Anand Nagar yang berarti Negeri Bahagia sebagaimana diabadikan Dominique Lampierre dihuni oleh orang-orang yang begitu merana secara materi tapi toh di hati mereka juga mengendap rasa bahagia juga.
Tak ada rumus tunggal mengenai apa itu kebahagiaan. Bukan tak ada, mungkin yang lebih tepat adalah belum ada. Atau memang tak akan pernah ada karena begitu kompleksnya hakikat kebahagiaan. Menemukan rumus tunggal kebahagiaan itu agaknya sama absurdnya dengan mencari teori segala sesuatu untuk menjelaskan semesta dalam ranah ilmu fisika murni, yang sampai saat ini menjadi impian kaum mahafisikawan.
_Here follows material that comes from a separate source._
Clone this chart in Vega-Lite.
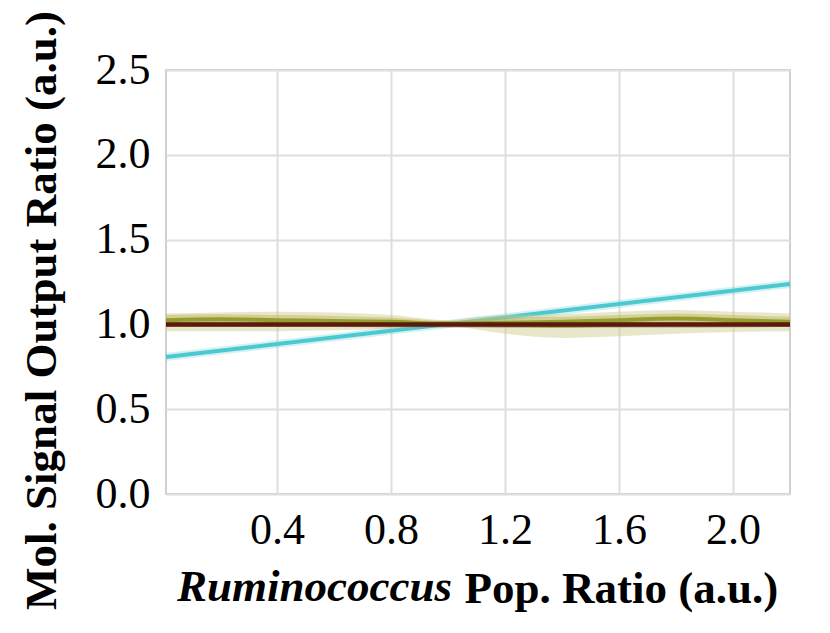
{
  "$schema": "https://vega.github.io/schema/vega-lite/v6.json",
  "width": 624,
  "height": 424,
  "autosize": {"type": "none"},
  "padding": {"left": 166, "top": 70, "right": 40, "bottom": 139},
  "title": {
    "text": "Ruminococcus",
    "orient": "bottom",
    "anchor": "start",
    "frame": "group",
    "font": "Liberation Serif",
    "fontSize": 45,
    "fontStyle": "italic",
    "fontWeight": "bold",
    "color": "black",
    "baseline": "alphabetic",
    "dx": 11,
    "dy": -14
  },
  "datasets": {
    "bands": [
      {"series": "wide", "x": 0.01, "y": 1.0, "lo": 0.96, "hi": 1.065},
      {"series": "wide", "x": 0.2, "y": 1.0, "lo": 0.96, "hi": 1.07},
      {"series": "wide", "x": 0.4, "y": 1.0, "lo": 0.96, "hi": 1.075},
      {"series": "wide", "x": 0.6, "y": 1.0, "lo": 0.965, "hi": 1.07},
      {"series": "wide", "x": 0.8, "y": 1.0, "lo": 0.975, "hi": 1.055},
      {"series": "wide", "x": 1.0, "y": 1.0, "lo": 0.99, "hi": 1.025},
      {"series": "wide", "x": 1.1, "y": 1.0, "lo": 0.97, "hi": 1.045},
      {"series": "wide", "x": 1.2, "y": 0.995, "lo": 0.945, "hi": 1.055},
      {"series": "wide", "x": 1.4, "y": 0.99, "lo": 0.92, "hi": 1.06},
      {"series": "wide", "x": 1.6, "y": 0.995, "lo": 0.93, "hi": 1.075},
      {"series": "wide", "x": 1.8, "y": 1.0, "lo": 0.945, "hi": 1.085},
      {"series": "wide", "x": 2.0, "y": 1.0, "lo": 0.955, "hi": 1.075},
      {"series": "wide", "x": 2.2, "y": 1.0, "lo": 0.96, "hi": 1.065},
      {"series": "olive", "x": 0.01, "y": 1.025, "lo": 0.995, "hi": 1.055},
      {"series": "olive", "x": 0.2, "y": 1.03, "lo": 1.0, "hi": 1.06},
      {"series": "olive", "x": 0.4, "y": 1.025, "lo": 0.995, "hi": 1.055},
      {"series": "olive", "x": 0.6, "y": 1.02, "lo": 0.99, "hi": 1.05},
      {"series": "olive", "x": 0.8, "y": 1.015, "lo": 0.99, "hi": 1.04},
      {"series": "olive", "x": 1.0, "y": 1.005, "lo": 0.99, "hi": 1.02},
      {"series": "olive", "x": 1.2, "y": 1.01, "lo": 0.98, "hi": 1.04},
      {"series": "olive", "x": 1.4, "y": 1.015, "lo": 0.985, "hi": 1.045},
      {"series": "olive", "x": 1.6, "y": 1.025, "lo": 0.995, "hi": 1.055},
      {"series": "olive", "x": 1.8, "y": 1.035, "lo": 1.005, "hi": 1.065},
      {"series": "olive", "x": 2.0, "y": 1.025, "lo": 0.995, "hi": 1.055},
      {"series": "olive", "x": 2.2, "y": 1.015, "lo": 0.985, "hi": 1.045},
      {"series": "brown", "x": 0.01, "y": 1.0, "lo": 0.985, "hi": 1.015},
      {"series": "brown", "x": 0.6, "y": 1.0, "lo": 0.985, "hi": 1.015},
      {"series": "brown", "x": 1.2, "y": 1.0, "lo": 0.98, "hi": 1.015},
      {"series": "brown", "x": 1.6, "y": 1.0, "lo": 0.98, "hi": 1.015},
      {"series": "brown", "x": 2.2, "y": 1.0, "lo": 0.985, "hi": 1.015}
    ],
    "trend": [
      {"x": 0.01, "y": 0.808},
      {"x": 2.2, "y": 1.238}
    ]
  },
  "encoding": {
    "x": {
      "field": "x",
      "type": "quantitative",
      "scale": {"domain": [0.01, 2.2], "nice": false, "zero": false},
      "axis": {
        "values": [0.4, 0.8, 1.2, 1.6, 2.0],
        "format": ".1f",
        "title": "Pop. Ratio (a.u.)",
        "titleAlign": "left",
        "titleAnchor": null,
        "titleX": 298,
        "titleY": 108,
        "titleBaseline": "alphabetic",
        "labelPadding": 14,
        "labelBaseline": "top"
      }
    },
    "y": {
      "field": "y",
      "type": "quantitative",
      "scale": {"domain": [0, 2.5], "nice": false},
      "axis": {
        "values": [0, 0.5, 1.0, 1.5, 2.0, 2.5],
        "format": ".1f",
        "title": "Mol. Signal Output Ratio (a.u.)",
        "titleAlign": "center",
        "titleAnchor": null,
        "titleX": -111,
        "titleY": 240,
        "titleBaseline": "alphabetic",
        "labelPadding": 16
      }
    }
  },
  "layer": [
    {
      "data": {"name": "trend"},
      "mark": {"type": "line", "color": "#4cc8cf", "strokeWidth": 8, "opacity": 0.25},
      "encoding": {}
    },
    {
      "data": {"name": "trend"},
      "mark": {"type": "line", "color": "#4cc8cf", "strokeWidth": 4},
      "encoding": {}
    },
    {
      "data": {"name": "bands"},
      "transform": [{"filter": "datum.series == 'wide'"}],
      "mark": {"type": "area", "color": "#cfc98a", "opacity": 0.45, "interpolate": "monotone"},
      "encoding": {"y": {"field": "lo", "type": "quantitative"}, "y2": {"field": "hi"}}
    },
    {
      "data": {"name": "bands"},
      "transform": [{"filter": "datum.series == 'olive'"}],
      "mark": {"type": "area", "color": "#b8b25a", "opacity": 0.45, "interpolate": "monotone"},
      "encoding": {"y": {"field": "lo", "type": "quantitative"}, "y2": {"field": "hi"}}
    },
    {
      "data": {"name": "bands"},
      "transform": [{"filter": "datum.series == 'brown'"}],
      "mark": {"type": "area", "color": "#9a7a6a", "opacity": 0.45, "interpolate": "monotone"},
      "encoding": {"y": {"field": "lo", "type": "quantitative"}, "y2": {"field": "hi"}}
    },
    {
      "data": {"name": "bands"},
      "transform": [{"filter": "datum.series == 'wide'"}],
      "mark": {"type": "line", "color": "#7c9a2e", "strokeWidth": 3, "opacity": 0.8, "interpolate": "monotone"}
    },
    {
      "data": {"name": "bands"},
      "transform": [{"filter": "datum.series == 'olive'"}],
      "mark": {"type": "line", "color": "#8e9820", "strokeWidth": 4, "opacity": 0.9, "interpolate": "monotone"}
    },
    {
      "data": {"name": "bands"},
      "transform": [{"filter": "datum.series == 'brown'"}],
      "mark": {"type": "line", "color": "#5a1a0c", "strokeWidth": 4.5, "interpolate": "monotone"}
    }
  ],
  "config": {
    "view": {"stroke": "#d0d0d0", "strokeWidth": 2},
    "axis": {
      "labelFont": "Liberation Serif",
      "labelFontSize": 44,
      "labelColor": "black",
      "titleFont": "Liberation Serif",
      "titleFontSize": 45,
      "titleFontWeight": "bold",
      "titleColor": "black",
      "ticks": false,
      "tickSize": 0,
      "domain": false,
      "grid": true,
      "gridColor": "#dedede",
      "gridWidth": 2
    }
  }
}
Syahdan, teks keagamaan sudah menyediakan aneka rumus tentang kebahagiaan yang tinggal pungut bagi siapa saja yang berminat. Salah satunya adalah kepasrahan untuk menerima apa yang ada tanpa banyak permintaan kepada Pemberi Kehidupan. Kaum sufi, santo, biksu, dan sebangsanya menyerahkan hidupnya, takdirnya pada kehendak illahi. Dengan sikap hidup yang demikian, mereka berhrap meraih kebahagiaan.
Kebahagiaan yang mereka idamkan pun bukan kebahagiaan hari ini dan di sini tapi kebahagiaan yang kekal, dan di sana. Pembedaan antara kebahagiaan di dunia dan di akhirat pun agaknya hanya membuat kempleksitas tentangnya semakin tinggi dan tak terurai dalam kata-kata.